The “Lords and Gentlemen” in England had promised to send Lieutenant Gardiner “three hundred able men” that spring, to help him; “two hundred to attend fortification, fifty to till the ground, and fifty to build houses,” but they did not come and he was greatly disappointed. George Fenwick, acting as agent of the company, however, arrived to see how matters were progressing at Saybrook. Fenwick was the only one of the Puritan “gentlemen” who ever came to New England; for conditions were rapidly changing in English politics, and their party was soon engaged in a struggle with the Government that kept all its prominent leaders at home. But although Lion Gardiner was left without enough workmen and with few supplies, he made the most of his resources, and his little fort, built under such difficulties, soon became an important place because of the protection it gave to the planters against the Indians.
He was scarcely established at Saybrook before trouble broke out with the Pequots, a large and powerful tribe of Indians. There were wrongs and misunderstandings on both sides, and at last the Pequots murdered Captain Stone, a Virginia trader, in his boat on the Connecticut River, and most of the party with him. Not long after this John Oldham, a Massachusetts trader, was killed on Block Island. These and other outrages led the Massachusetts Colony to demand satisfaction of the Pequots and the surrender of the murderers. Lieutenant Gardiner, in his exposed position, felt that a war just then would be a mistake, and he sent a protest to the magistrates of Massachusetts to “entreat them to rest awhile, till we get more strength here about,” he said, “and provide for it; for I have but twenty-four in all, men, women, and boys and girls, and not food for them for two months unless we save our cornfield, which could not be if it came to war for it is two miles from our house. I know, if you make war with these Pequots, myself with these few you will leave at the stake to be roasted or for hunger to be starved; for Indian corn is now twelve shillings per bushel and we have but three acres planted. War is like a three-footed stool; want one foot and down comes all, and these three feet are men, victuals, and munition; therefore, seeing in peace we are like to be famished, what will be done in war? Wherefore I think it will be best only to fight against Captain Hunger.”
But the Massachusetts people did not take his advice. Instead, they sent out an expedition under Captain Endecott, to punish the Pequots. This expedition burnt the Indian wigwams and cornfields on Block Island, and also in the Pequot country near the mouth of the Pequot, or Thames, River; and Captain Endecott and his soldiers came to Saybrook Port and made that place their headquarters, “to my great grief,” said Gardiner, “for you come hither to raise these wasps about my ears and then you will take wing and flee away.”

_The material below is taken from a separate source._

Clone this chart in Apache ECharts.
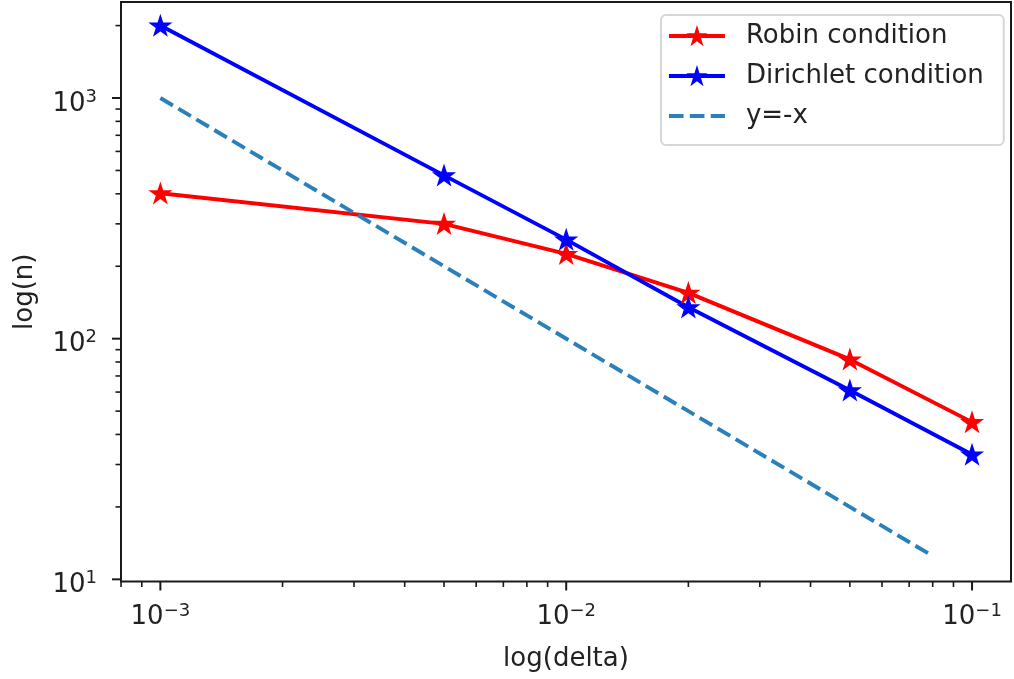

His prophecy came true, for the expedition returned to Boston without having accomplished anything except to enrage the Indians still further and to make the position of the little garrison at the fort more difficult than ever.
Even before this they had found it dangerous to trade with the Indians. About the time that Gardiner sent his protest to Massachusetts, a Saybrook man, Thomas Hurlburt, had a narrow escape from death in the Pequot country, where he had gone with a trading party, and he was only saved by the kindness and compassion of an Indian woman. He stepped into the sachem’s wigwam to inquire about some stolen horses. While he was there, the Indians having for some reason left him alone for a moment, the sachem’s wife, Wincumbone, came back and made signs to him secretly that the men were planning to kill him. “He drew his sword,” ran to his companions, and barely got aboard the boat in time.